Valonia ventricosa, which contains similar natural products, is often studied for the crystalline structure of its cellulose to promote applications on accurate physical measurements. The crystal structure of Valonia cellulose Iβ was studied by Finkenstadt and Millane (1998). Using X-ray fiber diffraction analysis, they resolved ambiguities in the cellulose structure that had been baffling biologists for years. The crystal structures were shown to be in parallel-up arrangements. The packing of the cellulose sheets of Valonia is similar to the ramie cellulose (ramie fiber) found in other macroalgae and higher plant taxa. Applications in fabric production can be explored due to the fact that ramie fiber is specifically used in that industry.

Production of levulinic acid from Valonia aegagropila and another member of the Cladophorales, Chaetomorpha linum, were also explored and developed in recent years. Using an acid-catalyzed conversion, Valonia aegagropila was studied as a potential source for levulinic acid. The results were promising, achieving 16 percent by weight from V. aegagropila, calculated with respect to the initial dried biomass. This supports the potential use of this macroalga as a starting feedstock for renewable biofuels which can address natural resource and environmental issues.

Amino acids such as alanine, glutamine, methionine, proline, and asparagine, among others, as well as minerals such as calcium (Ca), magnesium (Mg), sodium (Na), potassium (K), and chlorine (Cl), were also found in high concentrations in Valonia, specifically Valonia fastigiata.
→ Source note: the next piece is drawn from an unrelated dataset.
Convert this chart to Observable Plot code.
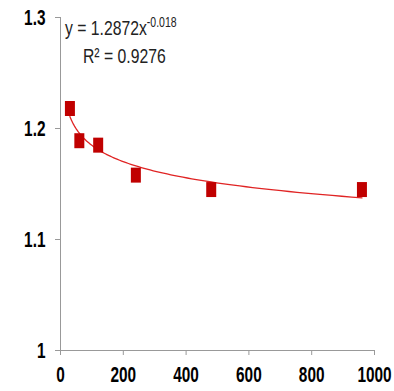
<!DOCTYPE html>
<html><head><meta charset="utf-8">
<script src="https://cdn.jsdelivr.net/npm/d3@7"></script>
<script src="https://cdn.jsdelivr.net/npm/@observablehq/plot@0.6"></script>
<style>
body{margin:0;background:#fff;}
#chart svg{font-family:"Liberation Sans",Arial,sans-serif;}
#chart g[aria-label$="tick"] path{stroke:#999;}
</style>
</head><body><div id="chart"></div>
<script>
const xValues = [30, 60, 120, 240, 480, 960];
const yValues = [1.218, 1.189, 1.185, 1.158, 1.145, 1.145];
const xTicks = [0, 200, 400, 600, 800, 1000];
const yTicks = [1, 1.1, 1.2, 1.3];
const fitA = 1.2872, fitB = -0.018;
const eqText = "y = 1.2872x", eqExp = "-0.018", r2Text = "R² = 0.9276";

const points = xValues.map((x, i) => ({x, y: yValues[i]}));
const xmin = d3.min(xValues), xmax = d3.max(xValues);
const fit = d3.range(0, 101).map(i => {
  const x = xmin * Math.pow(xmax / xmin, i / 100);
  return {x, y: fitA * Math.pow(x, fitB)};
});

const chart = Plot.plot({
  width: 394, height: 391,
  marginLeft: 60, marginRight: 20, marginTop: 17, marginBottom: 41,
  x: {domain: [0, 1000], ticks: xTicks},
  y: {domain: [1, 1.3], ticks: yTicks},
  marks: [
    Plot.ruleX([0], {stroke: "#999", strokeWidth: 1}),
    Plot.ruleY([1], {stroke: "#999", strokeWidth: 1}),
    Plot.axisX({ticks: xTicks, tickSize: 5, tickPadding: 11, fontSize: 22, fontWeight: "bold", tickFormat: d => String(d), label: null}),
    Plot.axisY({ticks: yTicks, tickSize: 5, tickPadding: 10, fontSize: 22, fontWeight: "bold", tickFormat: d => String(d), label: null}),
    Plot.line(fit, {x: "x", y: "y", stroke: "#e02424", strokeWidth: 1.3}),
    Plot.dot(points, {x: "x", y: "y", symbol: {draw(ctx){ ctx.rect(-5, -7.5, 10, 15); }}, r: 1, fill: "#c00000", stroke: "none"})
  ]
});
document.getElementById("chart").appendChild(chart);

// condense axis tick labels horizontally around their anchor
d3.select(chart).selectAll('g[aria-label="x-axis tick label"] text, g[aria-label="y-axis tick label"] text')
  .each(function(){
    const t = this.getAttribute("transform") || "";
    this.setAttribute("transform", t + " scale(0.7,1)");
  });

// equation text
const svg = d3.select(chart);
const t1 = svg.append("text").attr("transform", "translate(65,35) scale(0.75,1)")
  .attr("text-anchor", "start").attr("font-size", 21).attr("fill", "#222");
t1.append("tspan").text(eqText);
t1.append("tspan").attr("dy", -8).attr("font-size", 14).text(eqExp);
svg.append("text").attr("transform", "translate(83,63) scale(0.75,1)")
  .attr("text-anchor", "start").attr("font-size", 21).attr("fill", "#222").text(r2Text);
</script>
</body></html>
Furthermore, relatively high content of unsaturated fatty acids were found within Valonia aegagropila along with other macroalgae including red algae (Agarophyton tenuistipitatum) and brown seaweeds (Phaeophyta). Unsaturated fatty acids are healthy fats that can be utilized for medicinal applications such as improving cholesterol levels, reducing inflammations, and stabilizing heart rhythms, among others.